Roorda, who is white, has been an outspoken proponent of officers' rights and incited a controversy last year when he posted on Facebook "Happy Alive Day" to Darren Wilson, the former Ferguson, Missouri, police officer on the fifth anniversary of the day Wilson, who is white, fatally shot Michael Brown, a black teenager.

Roorda has also been at odds with Kim Gardner, the city's first black chief prosecutor, who earlier this year grabbed headlines for suing the city, the police union and others for what she called a "racially motivated conspiracy" to prevent her from doing her job. Roorda has dismissed Gardner's claims, saying that she wants to "persecute cops instead of prosecuting criminals."

Hayden has found some support from the city's mostly Black police organization, the Ethical Society of Police, which is not a traditional union like the Police Officers' Association but does offer legal representation for its roughly 315 members.

Homicide Sgt. Heather Taylor, the society's president and a 20-year St. Louis police veteran, said the Police Officers' Association should be expected to defend officers in the face of disciplinary action or accusations of wrongdoing, but she believes that white officers, who make up about 65 percent of the department, are given preferential treatment over Black officers. The number of Black officers, she added, has fallen in recent years, from 36 percent to 30 percent of the department.

"The POA has never filed a lawsuit about discrimination when we know there's systemic racism," Taylor said. "If representation hasn't been equal for all officers along racial lines, what do you think it's going to be like for the community that encounters these bad officers?"

The Ethical Society of Police is supportive of legislation introduced last week by the St.
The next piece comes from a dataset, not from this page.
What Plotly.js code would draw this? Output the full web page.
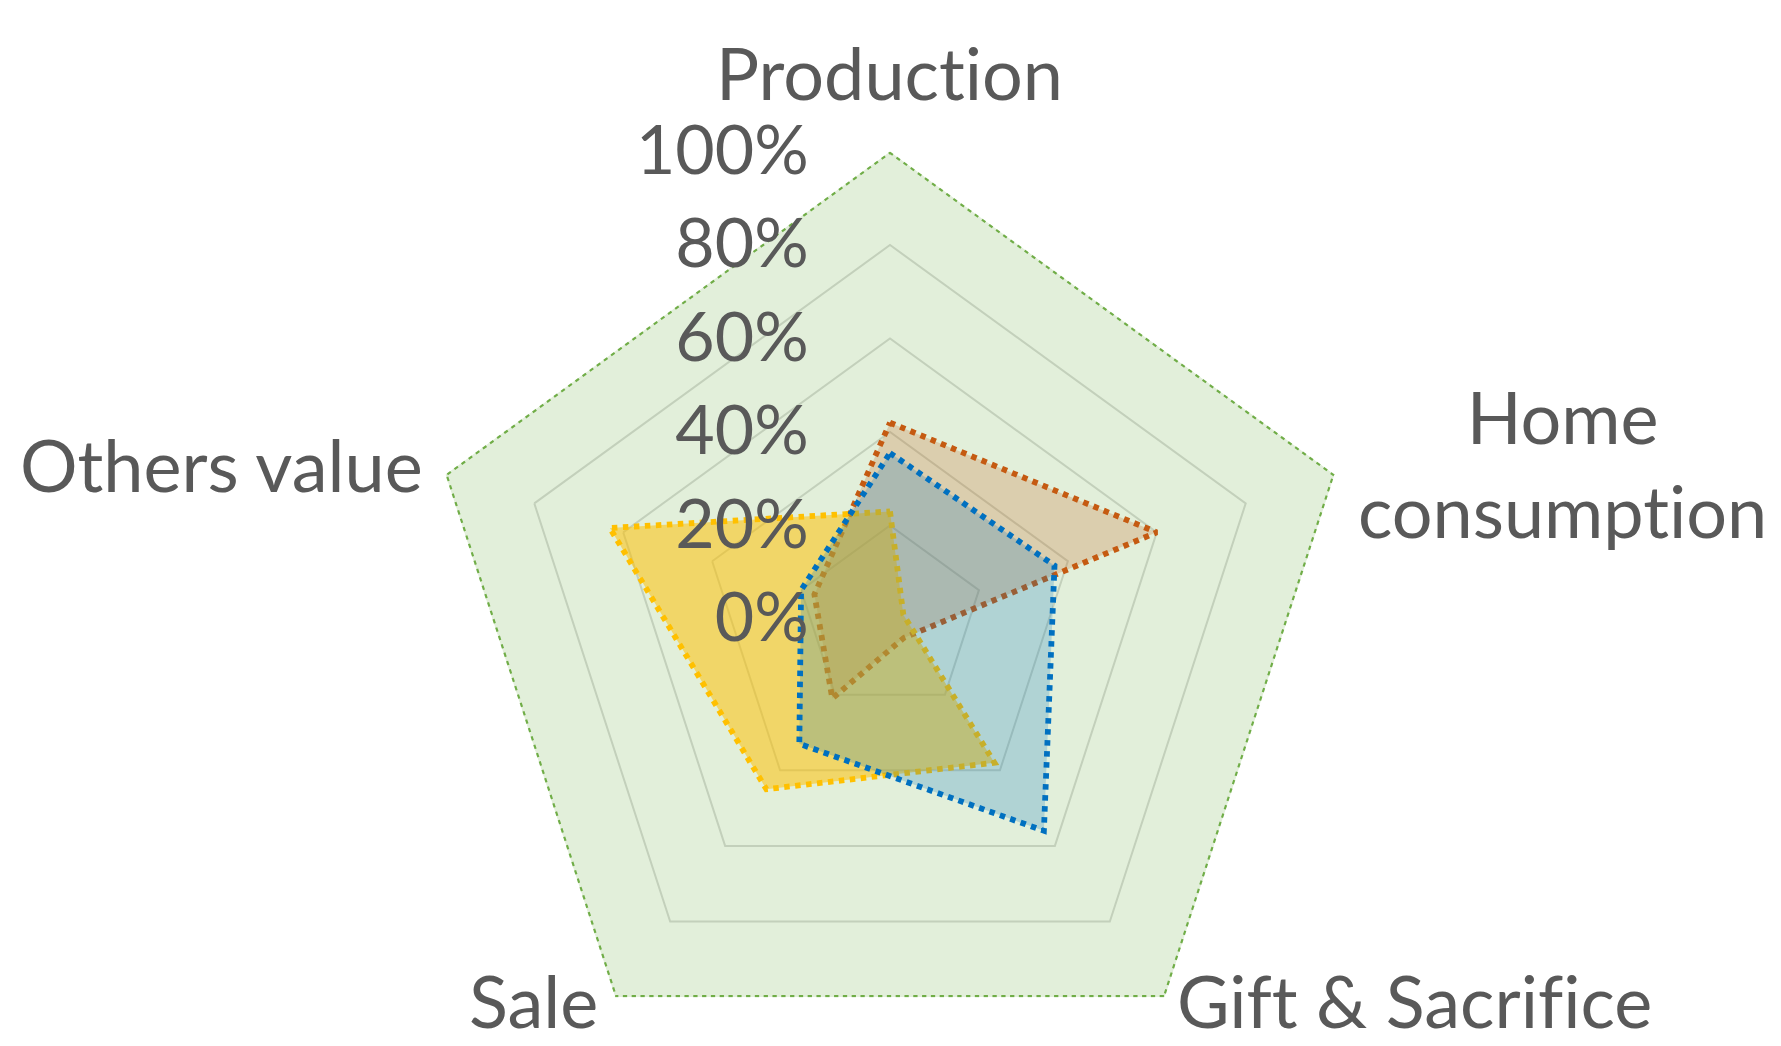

Louis Board of Aldermen to reform use-of-force policies, although Taylor said city leaders for years have lacked the conviction to act, particularly after the fatal police shooting of Anthony Lamar Smith, a Black man, in 2011 and the violent unrest that followed in 2017 after the white officer who killed him was acquitted of murder.

Marcia McCormick, a law professor at St. Louis University who has researched the police union's role in the city, said St. Louis has a long, complicated history of people holding on to power to the benefit of their social circles — and to the detriment of Black citizens who have historically endured the effects of segregation and higher arrest rates.

Until change comes to these institutions, sweeping police reform will likely remain out of reach, McCormick added.

"That's the challenge," she said, "is that it doesn't happen."